• [WHAT TO DO] Extract the lines that hold the string "this".
### RECORDS PROVIDED ###
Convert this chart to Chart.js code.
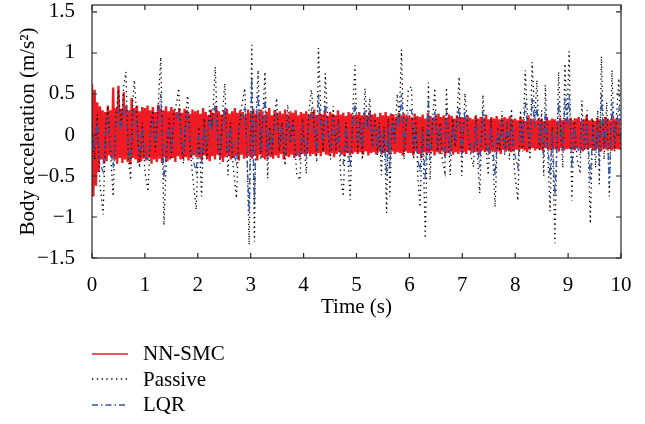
<!DOCTYPE html>
<html>
<head>
<meta charset="utf-8">
<script src="https://cdn.jsdelivr.net/npm/chart.js@4"></script>
<style>
  body { margin: 0; background: #fff; }
  #wrap { position: relative; width: 645px; height: 424px; }
  #legend { position: absolute; left: 92px; top: 341px; font: 21px "Liberation Serif", "Times New Roman", serif; color: #000; }
  #legend .row { display: flex; align-items: center; height: 25.5px; }
  #legend svg { width: 36px; height: 10px; margin-right: 15px; }
</style>
</head>
<body>
<div id="wrap">
  <canvas id="chart" width="645" height="424"></canvas>
  <div id="legend"></div>
</div>
<script>
// NN-SMC, sampled every 0.025 s (one row per second)
const smcAcc = [
  0.62,-0.75,0.55,-0.62,0.40,-0.45,0.35,-0.30,0.30,-0.35,0.28,-0.32,0.36,-0.25,0.30,-0.28,0.58,-0.30,0.33,-0.35,0.60,-0.28,0.32,-0.34,0.52,-0.30,0.35,-0.33,0.30,-0.36,0.45,-0.28,0.33,-0.30,0.36,-0.34,0.29,-0.32,0.34,-0.29,
  0.33,-0.31,0.36,-0.28,0.30,-0.35,0.34,-0.30,0.28,-0.33,0.37,-0.29,0.32,-0.34,0.30,-0.27,0.35,-0.32,0.29,-0.30,0.34,-0.28,0.31,-0.33,0.28,-0.26,0.33,-0.30,0.27,-0.29,0.32,-0.27,0.30,-0.31,0.26,-0.28,0.31,-0.25,0.29,-0.27,
  0.30,-0.27,0.26,-0.31,0.33,-0.25,0.28,-0.29,0.24,-0.32,0.31,-0.26,0.27,-0.30,0.34,-0.24,0.29,-0.28,0.25,-0.33,0.30,-0.27,0.32,-0.25,0.26,-0.30,0.29,-0.28,0.33,-0.26,0.27,-0.31,0.30,-0.24,0.28,-0.29,0.25,-0.27,0.31,-0.26,
  0.27,-0.29,0.32,-0.25,0.26,-0.31,0.29,-0.24,0.31,-0.28,0.25,-0.30,0.28,-0.26,0.33,-0.27,0.24,-0.29,0.30,-0.25,0.27,-0.28,0.29,-0.23,0.26,-0.30,0.31,-0.26,0.25,-0.27,0.29,-0.24,0.27,-0.28,0.30,-0.25,0.24,-0.27,0.28,-0.23,
  0.26,-0.24,0.29,-0.22,0.25,-0.26,0.28,-0.23,0.31,-0.25,0.24,-0.22,0.27,-0.26,0.25,-0.21,0.29,-0.24,0.23,-0.25,0.28,-0.22,0.26,-0.27,0.24,-0.23,0.30,-0.21,0.25,-0.24,0.27,-0.26,0.23,-0.22,0.28,-0.25,0.26,-0.23,0.24,-0.21,
  0.25,-0.23,0.28,-0.21,0.24,-0.24,0.27,-0.20,0.23,-0.25,0.29,-0.22,0.25,-0.21,0.26,-0.24,0.22,-0.20,0.27,-0.23,0.24,-0.22,0.28,-0.21,0.23,-0.24,0.26,-0.20,0.25,-0.23,0.22,-0.21,0.27,-0.22,0.24,-0.25,0.26,-0.20,0.23,-0.22,
  0.24,-0.22,0.21,-0.25,0.26,-0.20,0.23,-0.23,0.22,-0.28,0.25,-0.21,0.20,-0.24,0.27,-0.22,0.23,-0.20,0.21,-0.25,0.24,-0.21,0.26,-0.23,0.22,-0.20,0.24,-0.26,0.21,-0.22,0.25,-0.19,0.23,-0.24,0.20,-0.21,0.24,-0.23,0.22,-0.20,
  0.22,-0.21,0.20,-0.23,0.24,-0.19,0.21,-0.22,0.19,-0.20,0.23,-0.21,0.20,-0.24,0.22,-0.19,0.21,-0.21,0.25,-0.20,0.19,-0.22,0.22,-0.19,0.20,-0.21,0.23,-0.20,0.19,-0.23,0.21,-0.18,0.22,-0.20,0.20,-0.19,0.23,-0.21,0.19,-0.20,
  0.20,-0.18,0.18,-0.20,0.22,-0.17,0.19,-0.19,0.17,-0.21,0.24,-0.18,0.19,-0.16,0.20,-0.19,0.18,-0.17,0.21,-0.18,0.19,-0.20,0.17,-0.16,0.22,-0.18,0.18,-0.19,0.20,-0.17,0.19,-0.18,0.17,-0.20,0.21,-0.16,0.18,-0.19,0.20,-0.17,
  0.19,-0.17,0.21,-0.18,0.18,-0.19,0.20,-0.16,0.22,-0.18,0.17,-0.20,0.19,-0.17,0.24,-0.18,0.18,-0.16,0.20,-0.19,0.17,-0.18,0.21,-0.17,0.19,-0.20,0.18,-0.16,0.22,-0.18,0.20,-0.17,0.18,-0.19,0.21,-0.18,0.19,-0.17,0.20,-0.18
]
const smcTime = smcAcc.map((_, i) => i * 0.025)

// Passive and LQR share one time base
const time = [
  0.00,0.05,0.10,0.15,0.21,0.26,0.30,0.35,0.40,0.45,0.50,0.55,0.60,0.64,0.69,0.73,0.77,0.80,0.85,0.90,0.95,
  1.00,1.06,1.11,1.15,1.20,1.25,1.30,1.36,1.41,1.46,1.50,1.55,1.60,1.64,1.69,1.73,1.78,1.81,1.86,1.91,1.97,
  2.02,2.07,2.12,2.17,2.22,2.27,2.33,2.38,2.42,2.47,2.51,2.57,2.62,2.67,2.73,2.78,2.83,2.89,2.94,2.97,
  3.02,3.07,3.10,3.14,3.19,3.23,3.27,3.32,3.36,3.40,3.45,3.49,3.54,3.59,3.65,3.70,3.75,3.80,3.87,3.93,3.98,
  4.05,4.10,4.15,4.20,4.25,4.28,4.33,4.37,4.41,4.46,4.51,4.56,4.61,4.66,4.70,4.75,4.80,4.84,4.88,4.93,4.97,
  5.02,5.07,5.11,5.16,5.21,5.25,5.30,5.35,5.40,5.43,5.47,5.52,5.57,5.60,5.63,5.68,5.72,5.77,5.81,5.85,5.90,5.94,5.98,
  6.04,6.08,6.12,6.16,6.20,6.25,6.30,6.36,6.39,6.44,6.48,6.53,6.58,6.62,6.67,6.70,6.77,6.82,6.87,6.94,6.99,
  7.05,7.10,7.15,7.21,7.26,7.29,7.33,7.39,7.44,7.49,7.54,7.58,7.62,7.67,7.71,7.75,7.80,7.85,7.89,7.93,7.98,
  8.05,8.10,8.14,8.19,8.24,8.28,8.32,8.37,8.41,8.46,8.50,8.54,8.57,8.62,8.66,8.70,8.75,8.82,8.86,8.90,8.94,8.98,
  9.02,9.07,9.12,9.17,9.23,9.26,9.31,9.36,9.42,9.47,9.52,9.56,9.59,9.63,9.68,9.73,9.78,9.83,9.88,9.92,9.96,10.00
]
const passiveAcc = [
  0.10,-0.30,0.25,-0.60,-0.97,0.10,0.35,-0.20,-0.75,0.20,0.55,0.10,0.60,0.77,-0.30,-0.55,0.40,0.67,0.20,-0.40,0.15,
  -0.45,-0.69,0.10,0.30,-0.20,0.35,0.95,-1.10,-0.20,0.20,-0.30,0.25,0.40,0.57,-0.10,-0.35,0.30,0.48,-0.20,-0.55,-0.91,
  0.10,-0.75,0.20,-0.30,0.35,0.10,0.83,-0.10,-0.35,0.30,0.63,-0.49,0.15,-0.40,-0.77,0.10,0.35,0.57,-0.50,-1.34,
  1.10,-1.30,0.20,0.79,-0.30,0.25,0.77,-0.53,0.10,-0.25,0.20,0.45,-0.20,0.15,-0.37,0.37,-0.10,0.20,-0.47,-0.55,0.20,
  -0.47,0.30,0.55,0.10,-0.33,1.06,0.20,-0.20,0.75,0.10,-0.30,0.35,-0.20,0.20,-0.50,-0.75,0.15,-0.30,-0.79,0.30,0.85,
  -0.20,0.20,-0.30,0.57,0.10,0.45,-0.15,0.20,-0.25,0.15,-0.49,0.10,-0.95,0.20,-0.75,0.25,-0.10,0.50,0.20,1.04,-0.30,0.15,0.55,
  0.59,-0.30,0.20,-0.50,-0.88,0.10,-1.26,0.64,-0.55,0.20,0.57,-0.20,0.15,-0.30,-0.45,0.58,-0.49,0.20,-0.15,0.71,-0.50,
  0.51,0.10,-0.20,-0.39,0.25,-0.30,-0.71,0.49,-0.10,-0.49,0.20,-0.30,-0.88,0.10,-0.20,0.29,-0.25,0.15,-0.30,0.32,-0.40,
  -0.80,0.30,-0.20,0.79,0.10,-0.30,0.89,0.20,0.67,-0.20,0.30,-0.50,0.61,-0.30,-0.93,0.10,-1.32,0.77,0.10,-0.40,0.87,0.20,
  1.02,-0.80,0.20,-0.30,-0.47,0.42,-0.20,0.30,-1.08,0.20,-0.40,0.30,-0.60,0.96,-0.30,0.40,-0.75,0.79,-0.20,0.30,0.69,-0.20
]
const lqrAcc = [
  0.05,-0.20,0.15,-0.35,-0.45,0.05,0.20,-0.15,-0.40,0.10,0.30,0.05,0.30,0.35,-0.20,-0.30,0.25,0.30,0.10,-0.25,0.10,
  -0.25,-0.30,0.05,0.15,-0.10,0.20,0.50,-0.55,-0.10,0.10,-0.20,0.15,0.20,0.30,-0.05,-0.20,0.15,0.25,-0.10,-0.30,-0.45,
  0.05,-0.35,0.10,-0.15,0.20,0.05,0.40,-0.05,-0.20,0.15,0.30,-0.25,0.10,-0.20,-0.35,0.05,0.20,0.35,-0.40,-0.95,
  0.70,-0.85,0.15,0.50,-0.20,0.15,0.45,-0.30,0.05,-0.15,0.10,0.25,-0.10,0.10,-0.20,0.20,-0.05,0.10,-0.25,-0.30,0.10,
  -0.25,0.15,0.30,0.05,-0.20,0.50,0.10,-0.10,0.40,0.05,-0.15,0.20,-0.10,0.10,-0.30,-0.35,0.10,-0.15,-0.40,0.15,0.40,
  -0.10,0.10,-0.15,0.30,0.05,0.25,-0.10,0.10,-0.15,0.10,-0.25,0.05,-0.50,0.10,-0.40,0.15,-0.05,0.25,0.10,0.50,-0.15,0.10,0.30,
  0.30,-0.15,0.10,-0.30,-0.45,0.05,-0.56,0.45,-0.30,0.10,0.30,-0.10,0.10,-0.15,-0.25,0.30,-0.25,0.10,-0.10,0.35,-0.25,
  0.30,0.05,-0.10,-0.20,0.15,-0.15,-0.40,0.30,-0.05,-0.25,0.10,-0.15,-0.50,0.05,-0.10,0.15,-0.15,0.10,-0.15,0.20,-0.20,
  -0.40,0.15,-0.10,0.40,0.05,-0.15,0.45,0.10,0.35,-0.10,0.15,-0.25,0.30,-0.15,-0.50,0.05,-0.75,0.40,0.05,-0.20,0.46,0.10,
  0.50,-0.40,0.10,-0.15,-0.25,0.20,-0.10,0.15,-0.55,0.10,-0.20,0.15,-0.35,0.50,-0.15,0.20,-0.60,0.40,-0.10,0.15,0.35,-0.10
]

const xTicks = [0, 1, 2, 3, 4, 5, 6, 7, 8, 9, 10]
const yTicks = [-1.5, -1, -0.5, 0, 0.5, 1, 1.5]

const toPoints = (xs, ys) => ys.map((y, i) => ({ x: xs[i], y }))
const font = { family: "'Liberation Serif', 'Times New Roman', serif", size: 21 }

// MATLAB style box with inward ticks on all sides
const frame = {
  id: "frame",
  afterDatasetsDraw(chart) {
    const { ctx, chartArea: a, scales: { x, y } } = chart
    ctx.save()
    ctx.strokeStyle = "#262626"
    ctx.lineWidth = 1.2
    ctx.strokeRect(a.left, a.top, a.right - a.left, a.bottom - a.top)
    ctx.beginPath()
    xTicks.forEach((v) => {
      const px = x.getPixelForValue(v)
      ctx.moveTo(px, a.bottom); ctx.lineTo(px, a.bottom - 5)
      ctx.moveTo(px, a.top); ctx.lineTo(px, a.top + 5)
    })
    yTicks.forEach((v) => {
      const py = y.getPixelForValue(v)
      ctx.moveTo(a.left, py); ctx.lineTo(a.left + 5, py)
      ctx.moveTo(a.right, py); ctx.lineTo(a.right - 5, py)
    })
    ctx.stroke()
    ctx.restore()
  },
}

// legend as html rows below the plot
const htmlLegend = {
  id: "htmlLegend",
  afterUpdate(chart) {
    const box = document.getElementById("legend")
    box.innerHTML = ""
    chart.data.datasets.forEach((ds) => {
      const row = document.createElement("div")
      row.className = "row"
      const dash = (ds.borderDash || []).join(" ")
      row.innerHTML = `<svg viewBox="0 0 36 10"><line x1="0" y1="5" x2="36" y2="5" stroke="${ds.borderColor}" stroke-width="1.3" stroke-dasharray="${dash}"/></svg><span>${ds.label}</span>`
      box.appendChild(row)
    })
  },
}

new Chart(document.getElementById("chart"), {
  type: "line",
  data: {
    datasets: [
      {
        label: "NN-SMC",
        data: toPoints(smcTime, smcAcc),
        borderColor: "#ed1c24",
        borderWidth: 2.4,
        order: 3,
      },
      {
        label: "Passive",
        data: toPoints(time, passiveAcc),
        borderColor: "#000000",
        borderWidth: 1.3,
        borderDash: [1.3, 3.5],
        order: 2,
      },
      {
        label: "LQR",
        data: toPoints(time, lqrAcc),
        borderColor: "#2f55a8",
        borderWidth: 1.3,
        borderDash: [6, 3, 1.5, 3],
        order: 1,
      },
    ],
  },
  options: {
    responsive: false,
    animation: false,
    events: [],
    layout: { padding: { left: 0, top: 5, right: 24, bottom: 104 } },
    elements: { point: { radius: 0 }, line: { tension: 0, fill: false } },
    scales: {
      x: {
        type: "linear",
        min: 0,
        max: 10,
        afterBuildTicks: (s) => { s.ticks = xTicks.map((value) => ({ value })) },
        afterFit: (s) => { s.height = 62; s.paddingLeft = 0; s.paddingRight = 0 },
        grid: { display: false },
        border: { display: false },
        ticks: { color: "#000", font, padding: 7, maxRotation: 0 },
        title: { display: true, text: "Time (s)", color: "#000", font, padding: { top: 0, bottom: 0 } },
      },
      y: {
        min: -1.5,
        max: 1.585,
        afterBuildTicks: (s) => { s.ticks = yTicks.map((value) => ({ value })) },
        afterFit: (s) => { s.width = 92; s.paddingTop = 0; s.paddingBottom = 0 },
        grid: { display: false },
        border: { display: false },
        ticks: { color: "#000", font, padding: 9, callback: (v) => String(v).replace("-", "\u2212") },
        title: { display: true, text: "Body acceleration (m/s\u00b2)", color: "#000", font, padding: { top: 16, bottom: 0 } },
      },
    },
    plugins: {
      legend: { display: false },
      tooltip: { enabled: false },
    },
  },
  plugins: [frame, htmlLegend],
})
</script>
</body>
</html>
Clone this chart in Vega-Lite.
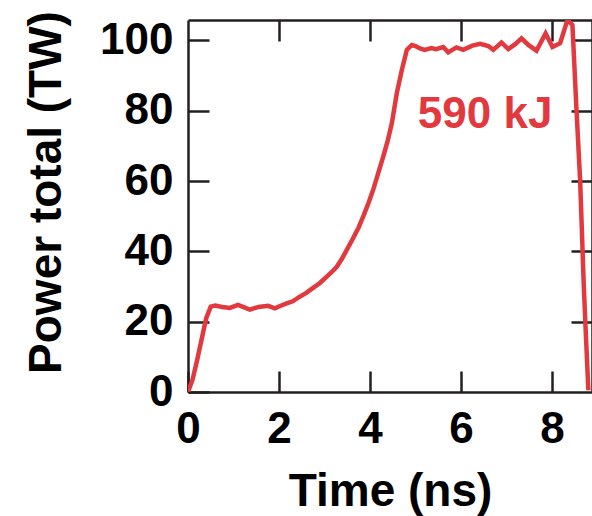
{
  "$schema": "https://vega.github.io/schema/vega-lite/v6.json",
  "width": 404,
  "height": 372,
  "autosize": {"type": "none"},
  "padding": {"left": 188, "top": 20, "right": 0, "bottom": 124},
  "background": "white",
  "config": {
    "view": {"stroke": null},
    "font": "Liberation Sans",
    "axis": {
      "grid": false,
      "domainColor": "#231f20",
      "domainWidth": 2.5,
      "tickColor": "#231f20",
      "tickWidth": 2.5,
      "tickSize": -21,
      "labelFont": "Liberation Sans",
      "labelFontWeight": "bold",
      "labelFontSize": 44,
      "labelColor": "black",
      "labelPadding": 36,
      "labelFlush": false,
      "labelOverlap": false,
      "titleFont": "Liberation Sans",
      "titleFontWeight": "bold",
      "titleFontSize": 46,
      "titleColor": "black"
    }
  },
  "datasets": {
    "power": [
      {"t": 0, "P": 0},
      {"t": 0.1, "P": 3.5},
      {"t": 0.2, "P": 9},
      {"t": 0.3, "P": 15},
      {"t": 0.4, "P": 21},
      {"t": 0.5, "P": 24.3},
      {"t": 0.6, "P": 24.6},
      {"t": 0.75, "P": 24.2},
      {"t": 0.92, "P": 23.9},
      {"t": 1.1, "P": 24.8},
      {"t": 1.25, "P": 24.0},
      {"t": 1.36, "P": 23.4},
      {"t": 1.55, "P": 24.2},
      {"t": 1.76, "P": 24.5},
      {"t": 1.91, "P": 23.8},
      {"t": 2.05, "P": 24.6},
      {"t": 2.17, "P": 25.2},
      {"t": 2.3, "P": 25.8},
      {"t": 2.46, "P": 27.1},
      {"t": 2.6, "P": 28.2},
      {"t": 2.75, "P": 29.6},
      {"t": 2.9, "P": 31.0},
      {"t": 3.05, "P": 32.8},
      {"t": 3.15, "P": 34.0},
      {"t": 3.27, "P": 35.6},
      {"t": 3.38, "P": 37.8},
      {"t": 3.49, "P": 40.4},
      {"t": 3.62, "P": 43.5},
      {"t": 3.75, "P": 46.8},
      {"t": 3.85, "P": 49.9},
      {"t": 3.96, "P": 53.5},
      {"t": 4.07, "P": 57.5},
      {"t": 4.18, "P": 62.2},
      {"t": 4.29, "P": 66.9},
      {"t": 4.39, "P": 71.5},
      {"t": 4.48, "P": 76.4},
      {"t": 4.59, "P": 85},
      {"t": 4.7, "P": 91.6},
      {"t": 4.81, "P": 97.3},
      {"t": 4.92, "P": 98.7},
      {"t": 5.0, "P": 98.4},
      {"t": 5.1, "P": 97.7},
      {"t": 5.2, "P": 97.3},
      {"t": 5.35, "P": 97.8},
      {"t": 5.45, "P": 97.5},
      {"t": 5.61, "P": 98.1},
      {"t": 5.72, "P": 96.6},
      {"t": 5.9, "P": 98},
      {"t": 6.05, "P": 97.3},
      {"t": 6.25, "P": 98.5},
      {"t": 6.42, "P": 99},
      {"t": 6.6, "P": 98.4},
      {"t": 6.71, "P": 97.3},
      {"t": 6.89, "P": 99.4},
      {"t": 7.04, "P": 97.5},
      {"t": 7.2, "P": 99},
      {"t": 7.33, "P": 100.6},
      {"t": 7.48, "P": 98.7},
      {"t": 7.66, "P": 97.1},
      {"t": 7.86, "P": 102},
      {"t": 8.01, "P": 98.1},
      {"t": 8.18, "P": 99.2},
      {"t": 8.34, "P": 105.8},
      {"t": 8.45, "P": 104.4},
      {"t": 8.54, "P": 80},
      {"t": 8.62, "P": 60},
      {"t": 8.7, "P": 30},
      {"t": 8.75, "P": 15},
      {"t": 8.8, "P": 0.5}
    ],
    "note": [{"t": 6.53, "P": 75, "label": "590 kJ"}]
  },
  "layer": [
    {
      "data": {"name": "power"},
      "mark": {"type": "line", "color": "#e2393f", "strokeWidth": 4.5, "clip": true},
      "encoding": {
        "x": {
          "field": "t", "type": "quantitative",
          "scale": {"domain": [0, 8.88], "nice": false, "zero": false},
          "axis": {"orient": "bottom", "values": [0, 2, 4, 6, 8], "title": "Time (ns)",
                   "titleX": 202, "titleY": 113, "titleAlign": "center", "titleBaseline": "alphabetic"}
        },
        "y": {
          "field": "P", "type": "quantitative",
          "scale": {"domain": [0, 105.8], "nice": false, "zero": false},
          "axis": {"orient": "left", "values": [0, 20, 40, 60, 80, 100], "title": "Power total (TW)",
                   "titleX": -128, "titleY": 172, "titleAngle": -90, "titleAlign": "center", "titleBaseline": "alphabetic"}
        }
      }
    },
    {
      "data": {"name": "power"},
      "mark": {"type": "line", "opacity": 0},
      "encoding": {
        "x": {
          "field": "t", "type": "quantitative",
          "scale": {"domain": [0, 8.88], "nice": false, "zero": false},
          "axis": {"orient": "top", "values": [2, 4, 6, 8], "labels": false, "title": null}
        },
        "y": {
          "field": "P", "type": "quantitative",
          "scale": {"domain": [0, 105.8], "nice": false, "zero": false},
          "axis": {"orient": "right", "values": [20, 40, 60, 80, 100], "labels": false, "title": null}
        }
      }
    },
    {
      "data": {"name": "note"},
      "mark": {"type": "text", "color": "#e2393f", "font": "Liberation Sans", "fontWeight": "bold", "fontSize": 44, "align": "center", "baseline": "alphabetic"},
      "encoding": {
        "x": {"field": "t", "type": "quantitative", "axis": null},
        "y": {"field": "P", "type": "quantitative", "axis": null},
        "text": {"field": "label"}
      }
    }
  ],
  "resolve": {"axis": {"x": "independent", "y": "independent"}}
}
###
• [TASK OUTPUT]
Convert this chart to Chart.js code.
Clone this chart in Vega-Lite.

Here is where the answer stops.